No one is disputing that. But the number of cylinders and length of time in use may be bigger factors in a practical comparison.

I’d think that it would almost have to be calculated as the various emissions per unit of fuel, per engine.

I mean it stands to reason that a gallon of fuel run through a leaf blower is going to produce FAR more harmful emissions overall than a gallon of the same fuel run through a modern car in good condition.

The CO2 should be roughly the same, unless the 2 cycle is producing more of something ELSE because of incomplete combustion, etc… as there’s only so many carbon atoms per gallon to be converted into CO2 in the first place. But other stuff like particulates, unburned hydrocarbons, CO, etc… are likely considerably higher for the 2 cycle engine.

The problem with the OP statement about one hour of a leaf blower vs. 1100 miles of a Toyota Camry is so vague as to be nearly meaningless. “Pollution” is not well defined here- I wouldn’t be at all surprised if a leaf blower puts out more unburned hydrocarbons or carbon monoxide than a modern car traveling 1100 miles; things like EGR, catalytic converters, stoichiometric mixtures controlled by sensors and computers, etc… make modern cars emit absolutely tiny amounts of that stuff per gallon.

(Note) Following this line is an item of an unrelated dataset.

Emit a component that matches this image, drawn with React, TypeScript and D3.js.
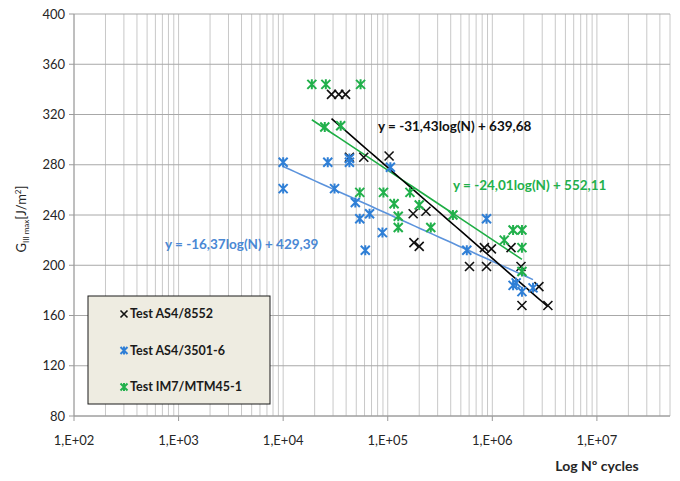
import * as d3 from "d3";

const W = 680;
const H = 481;

// y ticks and x decades
const yTicks = [80, 120, 160, 200, 240, 280, 320, 360, 400];
const xDecades = [1e2, 1e3, 1e4, 1e5, 1e6, 1e7];
const xLabels = ["1,E+02", "1,E+03", "1,E+04", "1,E+05", "1,E+06", "1,E+07"];

// Test AS4/8552  [cycles, G]
const blackCycles = [2.9e4, 3.4e4, 3.95e4, 4.3e4, 5.9e4, 1.03e5, 1.75e5, 2.32e5, 1.78e5, 2.0e5, 8.4e5, 9.8e5, 1.51e6, 6.05e5, 8.8e5, 1.88e6, 2.79e6, 3.4e6, 1.92e6];
const blackG = [336, 336, 336, 286, 286, 287, 241, 243, 218, 215, 214, 213, 214, 199, 199, 199, 183, 168, 168];

// Test AS4/3501-6
const blueCycles = [1.0e4, 1.0e4, 2.67e4, 3.1e4, 4.3e4, 4.3e4, 1.06e5, 4.9e4, 5.4e4, 6.7e4, 6.1e4, 8.9e4, 8.8e5, 5.7e5, 1.58e6, 1.92e6, 2.45e6, 1.69e6];
const blueG = [282, 261, 282, 261, 282, 285, 278, 250, 237, 241, 212, 226, 237, 212, 184, 179, 182, 186];

// Test IM7/MTM45-1
const greenCycles = [1.88e4, 2.56e4, 5.5e4, 2.5e4, 3.55e4, 5.4e4, 9.1e4, 1.15e5, 1.26e5, 1.26e5, 1.63e5, 2.0e5, 2.58e5, 4.2e5, 1.3e6, 1.58e6, 1.92e6, 1.92e6, 1.92e6];
const greenG = [344, 344, 344, 310, 311, 258, 258, 249, 239, 230, 258, 248, 230, 240, 220, 228, 228, 214, 195];

// log trendlines y = a*ln(N) + b
const fits = [
  { name: "black", a: -31.43, b: 639.68, label: "y = -31,43log(N) + 639,68" },
  { name: "green", a: -24.01, b: 552.11, label: "y = -24,01log(N) + 552,11" },
  { name: "blue", a: -16.37, b: 429.39, label: "y = -16,37log(N) + 429,39" },
];

const legendNames = ["Test AS4/8552", "Test AS4/3501-6", "Test  IM7/MTM45-1"];

const colors: Record<string, string> = {
  black: "#111111",
  blue: "#2f7fd6",
  green: "#21b04b",
};
const lineColors: Record<string, string> = {
  black: "#000000",
  blue: "#5b93dc",
  green: "#1fae45",
};

const margin = { left: 74, right: 10, top: 14, bottom: 65 };

export default function App() {
  const x = d3.scaleLog().domain([1e2, 5e7]).range([margin.left, 670]);
  const y = d3.scaleLinear().domain([80, 400]).range([416, 14]);

  // minor log grid
  const minor: number[] = [];
  for (const d of xDecades) {
    for (let k = 1; k <= 9; k++) {
      const v = d * k;
      if (v <= 5e7) minor.push(v);
    }
  }

  const series = [
    { name: "black", xs: blackCycles, ys: blackG },
    { name: "blue", xs: blueCycles, ys: blueG },
    { name: "green", xs: greenCycles, ys: greenG },
  ];

  const marker = (name: string, cx: number, cy: number, key: string | number, s = 4.5) => {
    const c = colors[name];
    if (name === "black") {
      return (
        <path key={key} d={`M${cx - s},${cy - s}L${cx + s},${cy + s}M${cx - s},${cy + s}L${cx + s},${cy - s}`} stroke={c} strokeWidth={1.6} fill="none" />
      );
    }
    return (
      <path
        key={key}
        d={`M${cx - s},${cy - s}L${cx + s},${cy + s}M${cx - s},${cy + s}L${cx + s},${cy - s}M${cx},${cy - s - 0.5}L${cx},${cy + s + 0.5}`}
        stroke={c}
        strokeWidth={2}
        fill="none"
      />
    );
  };

  const fitLine = (name: string) => {
    const f = fits.find((q) => q.name === name)!;
    const s = series.find((q) => q.name === name)!;
    const [lo, hi] = d3.extent(s.xs) as [number, number];
    const pts: [number, number][] = d3.range(0, 41).map((i) => {
      const n = Math.exp(Math.log(lo) + (Math.log(hi) - Math.log(lo)) * (i / 40));
      return [x(n), y(f.a * Math.log(n) + f.b)];
    });
    return <path key={"fit" + name} d={d3.line()(pts)!} stroke={lineColors[name]} strokeWidth={1.6} fill="none" />;
  };

  const font = "Lato, 'Open Sans', sans-serif";

  return (
    <div style={{ position: "fixed", left: 0, top: 0 }}>
      <svg width={W} height={H} style={{ display: "block", background: "#fff" }} fontFamily={font}>
        {/* vertical grid */}
        {minor.map((v) => (
          <line key={"vg" + v} x1={x(v)} x2={x(v)} y1={y(400)} y2={y(80)} stroke="#c8c8c8" strokeWidth={1} />
        ))}
        {/* horizontal grid */}
        {yTicks.map((t) => (
          <line key={"hg" + t} x1={x(1e2)} x2={x(5e7)} y1={y(t)} y2={y(t)} stroke="#a8a8a8" strokeWidth={1} />
        ))}
        {/* axes */}
        <line x1={x(1e2)} x2={x(1e2)} y1={y(400)} y2={y(80)} stroke="#9a9a9a" />
        <line x1={x(1e2)} x2={x(5e7)} y1={y(80)} y2={y(80)} stroke="#9a9a9a" />
        {yTicks.map((t) => (
          <line key={"yt" + t} x1={x(1e2) - 5} x2={x(1e2)} y1={y(t)} y2={y(t)} stroke="#9a9a9a" />
        ))}
        {xDecades.map((d) => (
          <line key={"xt" + d} x1={x(d)} x2={x(d)} y1={y(80)} y2={y(80) + 5} stroke="#9a9a9a" />
        ))}
        {yTicks.map((t) => (
          <text key={"yl" + t} x={x(1e2) - 9} y={y(t)} dy="0.35em" textAnchor="end" fontSize={13} fill="#262626">
            {t}
          </text>
        ))}
        {xDecades.map((d, i) => (
          <text key={"xl" + d} x={x(d)} y={y(80) + 29} textAnchor="middle" fontSize={13} fill="#262626">
            {xLabels[i]}
          </text>
        ))}

        {/* axis titles */}
        <text transform={`translate(26,${(y(80) + y(400)) / 2 + 4}) rotate(-90)`} textAnchor="middle" fontSize={13} fill="#262626">
          G<tspan fontSize={8} dy={3}>III max</tspan>
          <tspan dy={-3}>[J/m</tspan>
          <tspan fontSize={8} dy={-5}>2</tspan>
          <tspan dy={5}>]</tspan>
        </text>
        <text x={597} y={471} textAnchor="middle" fontSize={14} fontWeight="bold" fill="#262626">
          Log Nº cycles
        </text>

        {/* trendlines */}
        {fitLine("blue")}
        {fitLine("green")}
        {fitLine("black")}

        {/* points */}
        {series.map((s) => s.xs.map((n, i) => marker(s.name, x(n), y(s.ys[i]), s.name + i)))}

        {/* equations */}
        <text x={378} y={131} fontSize={13.5} fontWeight="bold" fill={colors.black}>{fits[0].label}</text>
        <text x={453} y={190} fontSize={13.5} fontWeight="bold" fill={colors.green}>{fits[1].label}</text>
        <text x={165} y={249} fontSize={13.5} fontWeight="bold" fill="#4a88d4">{fits[2].label}</text>

        {/* legend */}
        <rect x={88} y={296} width={182} height={108} fill="#eeece1" stroke="#1a1a1a" strokeWidth={1} />
        {legendNames.map((nm, i) => {
          const key = ["black", "blue", "green"][i];
          const ly = 314 + i * 36.5;
          return (
            <g key={"lg" + i}>
              {marker(key, 124, ly, "lm" + i, 3.5)}
              <text x={130} y={ly} dy="0.35em" fontSize={12.5} fontWeight="bold" fill="#1a1a1a">
                {nm}
              </text>
            </g>
          );
        })}
      </svg>
    </div>
  );
}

Well, the Mythbusters compared cars and motorcycles in the episode “Bikes and Bazookas” from the 2011 season, episode 12. They found that motorcycles were worse in pretty much every respect except for fuel efficiency and thus CO2 emissions (however newer high-performance motorcycles can have pretty lousy fuel efficiency that can be worse than a car). Nonetheless, hydrocarbons, nitrogen oxides, and carbon monoxide were all worse for the motorcycles, in most cases by an order of magnitude. I don’t recall if the newest motorcycle had a catalytic converter or not, but those are still not ubiquitous, let alone for lawn equipment which would fare even worse than a motorcycle.